Seorang pengajar tidak dianjurkan untuk membandingkan masalah keadaan geografis, status sosial, dan prasarana yang dianggap menyulitkan dalam lingkungan pembelajaran. sebab apabila pengajar cenderung mempersoalkan hal tersebut, tentunya proses belajar-mengajar akan taerganggu. Alangkah lebih baiknya apabila seorang pengajar tidak menjadikan masalah klasik tersebut menjadi masalah utama dalam pendidikan, tetapi sebagai pengajar guru setidaknya selalu memberikan mutu dan kuantitas pembelajaran yang baik. CTL akan membantu terjadinya proses pembelajaran yang canggih apabila pengajar memberikaan peran yang positif dalam menangani gejala-gajala yang kurang tepat (cocok) dengan lingkungan kelas atau lingkungan belajar. Meskipun demikian CTL tetap memliki penggemar yang cukup tinggi dikalangan atau dalam dunia pendidikan. Dari perihal tersebut, tampak bahwa pembelajaran CTL berlangsung secara teratur di sebagian besar kelas, keluarga dan masyarakat. Hal ini terjadi terutama pada praktek-praktek siswa yang memiliki sikap aktif di dalamnya, pembelajaran yang berkaitan dengan kehidupan nyata, dan belajar dari satu orang dengan orang lain. Sementara, praktek tersebut tidak eksklusif untuk pembelajaran kontekstual, mereka telah diidentifikasi sebagai karakteristik pembelajaran kontekstual (Sears & Hersh, 1998), dan efektif dalam meningkatkan prestasi siswa (Lynch & Harnish, 2003).
Proses Belajar-mengajar berdasarkan konteks didefinisikan sebagai satu konsep belajar-mengajar dimana antara pembelajaran yang telah diajarkan guru dikelas mempunyai hubungan dengan konten dalam dunia nyata (United States Department of Education Office of Vocational and Adult Education, 2001).

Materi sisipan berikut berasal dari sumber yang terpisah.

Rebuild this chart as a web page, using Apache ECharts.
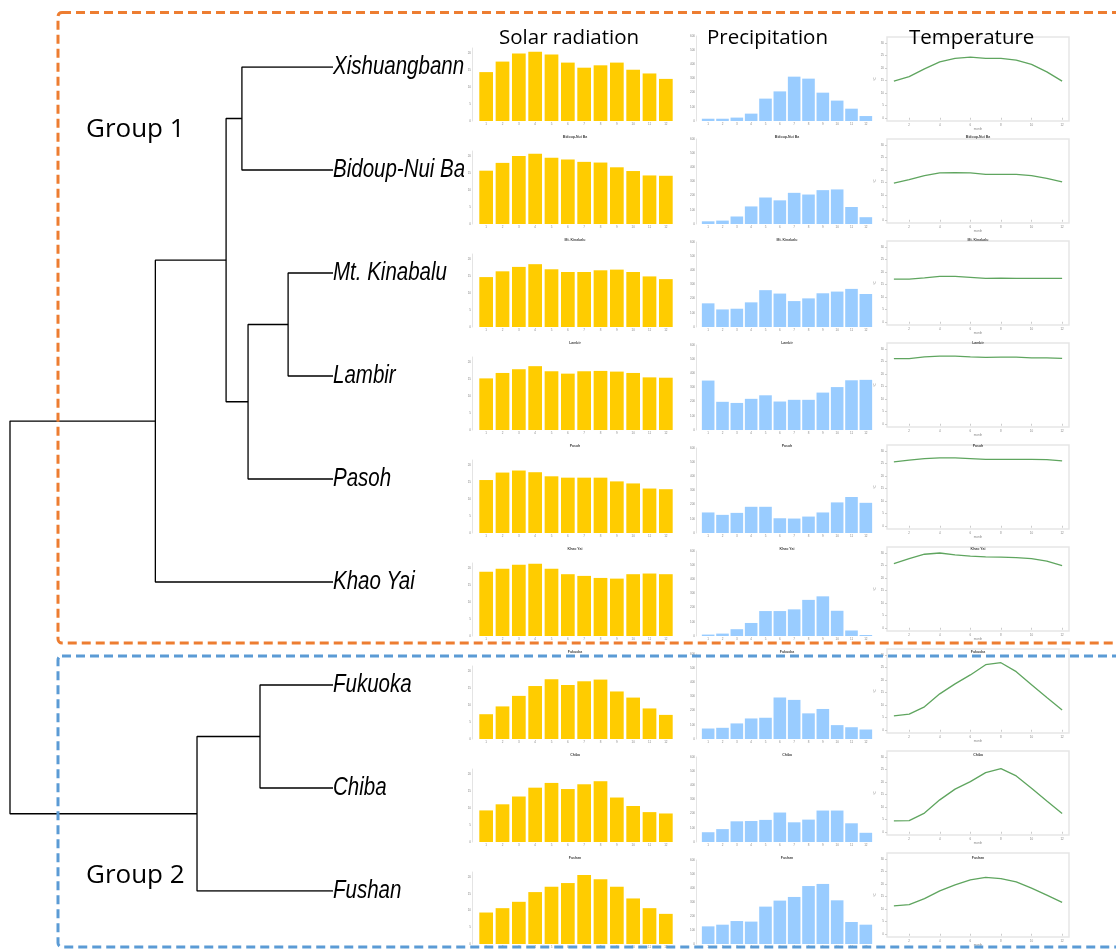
<!DOCTYPE html>
<html><head><meta charset="utf-8">
<script src="https://cdn.jsdelivr.net/npm/echarts@6/dist/echarts.min.js"></script>
<style>html,body{margin:0;padding:0;background:#fff}#c{width:1116px;height:949px}</style>
</head><body><div id="c"></div>
<script>
// ---------- data ----------
const months = ['1','2','3','4','5','6','7','8','9','10','11','12'];
const sites = ['Xishuangbanna','Bidoup-Nui Ba','Mt. Kinabalu','Lambir','Pasoh','Khao Yai','Fukuoka','Chiba','Fushan'];
const headers = ['Solar radiation','Precipitation','Temperature'];
const groupNames = ['Group 1','Group 2'];

// dendrogram (hclust style: negative = leaf number, positive = merge number)
const mergeLeft   = [-1, -3, 2, 1, 4, -7, 6, 5];
const mergeRight  = [-2, -4, -5, 3, -6, -8, -9, 7];
const mergeHeight = [2.82, 1.39, 2.63, 3.31, 5.50, 2.26, 4.21, 10.0];

const solarTicks = [0, 5, 10, 15, 20];
const precipTicks = [0, 100, 200, 300, 400, 500, 600];
const tempTicks = [0, 5, 10, 15, 20, 25, 30];
const tempMonthTicks = [2, 4, 6, 8, 10, 12];

const solarXishuangbanna = [14.4,17.5,19.9,20.4,19.6,17.2,15.7,16.4,17.2,15.1,14.0,12.4];
const solarBidoup        = [15.7,18.0,20.0,20.7,19.5,19.0,18.3,18.1,16.7,15.6,14.3,14.2];
const solarKinabalu      = [14.7,16.4,17.7,18.5,17.0,16.2,16.2,16.7,16.9,16.2,14.9,14.1];
const solarLambir        = [15.2,16.8,17.9,18.8,17.3,16.6,17.3,17.4,17.2,16.8,15.5,15.4];
const solarPasoh         = [15.6,17.8,18.4,17.9,16.7,16.3,16.3,16.3,15.2,14.6,13.1,12.9];
const solarKhaoYai       = [18.9,19.8,21.0,21.3,19.8,18.2,17.7,17.1,16.9,18.2,18.4,18.2];
const solarFukuoka       = [7.3,9.6,12.7,15.6,17.6,15.9,17.0,17.5,14.0,12.2,9.0,7.1];
const solarChiba         = [9.3,11.1,13.4,16.0,17.4,15.6,17.0,17.9,13.1,10.6,8.8,8.4];
const solarFushan        = [9.4,10.7,12.6,15.5,17.1,18.2,20.6,19.3,17.1,13.6,10.7,9.0];

const precipXishuangbanna = [16,16,24,52,158,209,313,299,200,144,87,35];
const precipBidoup        = [19,24,53,124,187,167,220,208,239,244,120,48];
const precipKinabalu      = [167,124,129,174,260,236,183,202,238,250,269,233];
const precipLambir        = [349,199,191,220,245,201,213,213,264,303,351,354];
const precipPasoh         = [145,128,142,185,185,104,102,116,145,216,254,213];
const precipKhaoYai       = [10,17,48,92,176,176,188,255,280,178,39,7];
const precipFukuoka       = [74,79,110,145,150,293,276,181,212,98,83,67];
const precipChiba         = [69,91,146,148,156,208,139,158,222,222,132,65];
const precipFushan        = [126,138,164,160,267,310,336,414,429,312,157,138];

const tempXishuangbanna = [14.7,16.5,19.6,22.4,23.8,24.3,23.8,23.8,23.1,21.4,18.4,14.7];
const tempBidoup        = [14.7,16.1,17.7,18.8,18.9,18.8,18.2,18.2,18.2,17.7,16.6,15.2];
const tempKinabalu      = [17.1,17.1,17.6,18.2,18.2,17.8,17.4,17.5,17.4,17.4,17.4,17.4];
const tempLambir        = [26.1,26.1,26.8,27.1,27.1,26.8,26.6,26.7,26.7,26.4,26.4,26.2];
const tempPasoh         = [25.6,26.3,26.9,27.2,27.2,26.9,26.6,26.6,26.6,26.6,26.5,26.0];
const tempKhaoYai       = [25.7,27.7,29.5,30.0,29.2,28.7,28.4,28.3,28.1,27.7,26.7,24.9];
const tempFukuoka       = [5.6,6.3,9.2,14.4,18.4,22.0,26.1,26.9,23.3,18.1,12.9,7.9];
const tempChiba         = [4.4,4.5,7.5,12.8,17.1,20.1,23.7,25.3,22.4,17.5,12.3,7.3];
const tempFushan        = [11.2,11.7,14.1,17.2,19.6,21.6,22.6,22.1,20.8,18.3,15.5,12.6];

const solarRows  = [solarXishuangbanna, solarBidoup, solarKinabalu, solarLambir, solarPasoh, solarKhaoYai, solarFukuoka, solarChiba, solarFushan];
const precipRows = [precipXishuangbanna, precipBidoup, precipKinabalu, precipLambir, precipPasoh, precipKhaoYai, precipFukuoka, precipChiba, precipFushan];
const tempRows   = [tempXishuangbanna, tempBidoup, tempKinabalu, tempLambir, tempPasoh, tempKhaoYai, tempFukuoka, tempChiba, tempFushan];

// ---------- build ----------
const grid = [], xAxis = [], yAxis = [], series = [], graphic = [];
const tinyLabel = { fontSize: 3, color: '#888', fontFamily: 'Liberation Sans' };

// dendrogram grid
grid.push({ left: 10, top: 67, width: 323, height: 824 });
xAxis.push({ type: 'value', gridIndex: 0, min: 0, max: 10, inverse: true, show: false });
yAxis.push({ type: 'value', gridIndex: 0, min: 0, max: 8, inverse: true, show: false });

function nodePos(id) {
  if (id < 0) return { h: 0, y: -id - 1 };
  const m = id - 1;
  const a = nodePos(mergeLeft[m]), b = nodePos(mergeRight[m]);
  return { h: mergeHeight[m], y: (a.y + b.y) / 2 };
}
for (let m = 0; m < mergeHeight.length; m++) {
  const a = nodePos(mergeLeft[m]), b = nodePos(mergeRight[m]), h = mergeHeight[m];
  series.push({
    type: 'line', xAxisIndex: 0, yAxisIndex: 0, symbol: 'none', silent: true, animation: false,
    lineStyle: { color: '#000', width: 1.3 },
    data: [[a.h, a.y], [h, a.y], [h, b.y], [b.h, b.y]]
  });
}

let gi = 1;
for (let i = 0; i < sites.length; i++) {
  const base = 121 + 103 * i;
  // solar
  grid.push({ left: 478, top: base - 73, width: 196, height: 73 });
  xAxis.push({ type: 'category', gridIndex: gi, data: months, axisLine: { show: false }, axisTick: { show: false },
    axisLabel: Object.assign({ margin: 2 }, tinyLabel) });
  yAxis.push({ type: 'value', gridIndex: gi, z: 3, min: 0, max: 21.5, offset: 6, splitLine: { show: false },
    axisLine: { show: true, lineStyle: { color: '#e4e4e4', width: 1 } }, axisTick: { show: false },
    axisLabel: Object.assign({ margin: 1, customValues: solarTicks }, tinyLabel) });
  series.push({ type: 'bar', xAxisIndex: gi, yAxisIndex: gi, data: solarRows[i], barCategoryGap: '16%',
    itemStyle: { color: '#FFCC00' }, silent: true, animation: false });
  gi++;
  // precipitation
  grid.push({ left: 701, top: base - 85, width: 172, height: 85 });
  xAxis.push({ type: 'category', gridIndex: gi, data: months, axisLine: { show: false }, axisTick: { show: false },
    axisLabel: Object.assign({ margin: 2 }, tinyLabel) });
  yAxis.push({ type: 'value', gridIndex: gi, min: 0, max: 600, interval: 100, offset: 5, splitLine: { show: false },
    axisLine: { show: true, lineStyle: { color: '#e4e4e4', width: 1 } }, axisTick: { show: false },
    axisLabel: Object.assign({ margin: 1 }, tinyLabel) });
  series.push({ type: 'bar', xAxisIndex: gi, yAxisIndex: gi, data: precipRows[i], barCategoryGap: '12%',
    itemStyle: { color: '#99CCFF' }, silent: true, animation: false });
  gi++;
  // temperature
  const tTop = 37 + 102 * i;
  grid.push({ left: 887, top: tTop, width: 182, height: 84, show: true, borderColor: '#e6e6e6', borderWidth: 1.5 });
  xAxis.push({ type: 'value', gridIndex: gi, min: 0.55, max: 12.45, splitLine: { show: false }, axisLine: { show: false },
    axisTick: { show: true, length: 2, customValues: tempMonthTicks, lineStyle: { color: '#ccc' } },
    axisLabel: Object.assign({ margin: 3, customValues: tempMonthTicks }, tinyLabel),
    name: 'month', nameLocation: 'middle', nameGap: 7, nameTextStyle: tinyLabel });
  yAxis.push({ type: 'value', gridIndex: gi, min: -1.3, max: 32.4, splitLine: { show: false }, axisLine: { show: false },
    axisTick: { show: true, length: 2, customValues: tempTicks, lineStyle: { color: '#ccc' } },
    axisLabel: Object.assign({ margin: 3, customValues: tempTicks }, tinyLabel),
    name: '°C', nameLocation: 'middle', nameGap: 9, nameTextStyle: tinyLabel });
  series.push({ type: 'line', xAxisIndex: gi, yAxisIndex: gi, symbol: 'none', silent: true, animation: false,
    data: tempRows[i].map((v, k) => [k + 1, v]), lineStyle: { color: '#5fa55f', width: 1.3 } });
  gi++;

  // tiny panel titles (first row hidden under the column headers)
  if (i > 0) {
    const ty = 34 + 103 * i;
    [575, 787, 978].forEach(cx => graphic.push({ type: 'text', x: cx, y: ty, z: 50, silent: true,
      style: { text: sites[i], fontSize: 3.5, fontWeight: 'bold', fill: '#444', align: 'center', verticalAlign: 'middle' } }));
  }
}

// column headers
[[499, headers[0]], [707, headers[1]], [909, headers[2]]].forEach(([x, t]) => graphic.push({
  type: 'text', x: x, y: 38, z: 60, silent: true,
  style: { text: t, fontSize: 20.5, fontFamily: '"Open Sans", sans-serif', fill: '#000', align: 'left', verticalAlign: 'middle' }
}));
// group labels
graphic.push({ type: 'text', x: 86, y: 130, z: 60, silent: true,
  style: { text: groupNames[0], fontSize: 26, fontFamily: '"Open Sans", sans-serif', fill: '#000', align: 'left', verticalAlign: 'middle' } });
graphic.push({ type: 'text', x: 86, y: 876, z: 60, silent: true,
  style: { text: groupNames[1], fontSize: 26, fontFamily: '"Open Sans", sans-serif', fill: '#000', align: 'left', verticalAlign: 'middle' } });
// dashed group boxes
graphic.push({ type: 'rect', z: 100, silent: true, shape: { x: 58, y: 12.5, width: 1140, height: 630.5, r: 4 },
  style: { fill: 'none', stroke: '#ED7D31', lineWidth: 3, lineDash: [9, 5] } });
graphic.push({ type: 'rect', z: 100, silent: true, shape: { x: 58, y: 656, width: 1140, height: 291, r: 4 },
  style: { fill: 'none', stroke: '#5B9BD5', lineWidth: 3, lineDash: [9, 5] } });
// white strip where the solar panels overlap the leaf names (names run under the panels)
graphic.push({ type: 'rect', z: 1, silent: true, shape: { x: 464, y: 40, width: 16, height: 890 },
  style: { fill: '#fff' } });

const chart = echarts.init(document.getElementById('c'), null, { renderer: 'canvas' });
chart.setOption({ backgroundColor: '#fff', animation: false, grid, xAxis, yAxis, series, graphic });

// leaf names placed at the dendrogram leaf positions through the dendrogram axes
sites.forEach((s, i) => {
  const p = chart.convertToPixel({ gridIndex: 0 }, [0, i]);
  graphic.push({ type: 'text', x: p[0], y: p[1], z: 0, scaleX: 0.82, silent: true,
    style: { text: s, fontSize: 25, fontStyle: 'italic', fontFamily: '"Liberation Sans", Arial, sans-serif',
      fill: '#000', align: 'left', verticalAlign: 'middle' } });
});
chart.setOption({ graphic });
</script>
</body></html>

Berns dan Erickson (2001) selanjutnya menjelaskan belajar-mengajar berdasarkan konteks sebagai satu intervi inovatif untuk membantu murid dalam menghubungkan konten yang mereka pelajari dimana konten tersebut dapat dipergunakan secara realistis. Jadi, Untuk mengukur tingkat keberhasilan suatu pembelajaran bukan dilihat dari seberapa hebat siswa untuk mengemukakan materi di depan kelas saja, tetapi dapat dilihat dari seberapa jauh siswa menerapkannya dalan lingkungan.
Perlu diingat bahwa pembelajaran CONTEXTUAL TEACHING AND LEARNING PRACTICES mengajarkan pelaku pendidikan untuk bertindak aktif serta berfikir kritis dan kreatif. Menurut beberapa peneliti (Medrich, Calderon, & Hoachlander, 2002), siswa harus menjadi partisipan aktif dalam pembelajaran. Oleh karena itu, ilmu keluarga dan konsumen guru harus terus merencanakan dan memberikan kegiatan yang memenuhi minat siswa dan memenuhi kebutuhan mereka sebagai pengajar. Pembelajaran keterampilan dan pemecahan masalah sangat penting dalam lingkup kelas belajar dan keluarga, agar siswa merasa siap untuk menghadapi masalah yang mereka hadapi, kemudian mereka dapat mengatasi masalah tersebut dengan mewujudkannya dalam kehidupan sehari-hari. Selain itu pembelajaran yang bersifat praktek akan membantu siswa untuk belajar menerapkan ilmu yang telah mereka pelajari (Cockrell, Caplow, & Donaldson, 2000). Pengajaran dan pembelajaran CTL dapat dan harus dilihat sebagai sebuah inisiatif dalam keluarga dan konsumen pengetahuan, karena merupakan konsep yang relatif baru dalam pendidikan. Berangkat dari metode ini menunjukkan bahwa keluarga dan sekolah harus mengikuti pola inisiatif baru dalam pendidikan. Temuan ini juga membawa kita untuk percaya bahwa pendidikan keluarga dan sekolah bersifat sangat terbuka dalam menggali pengetahuan untuk mendukung munculnya bakat, ide, dan akademis dalam dunia pendidikan.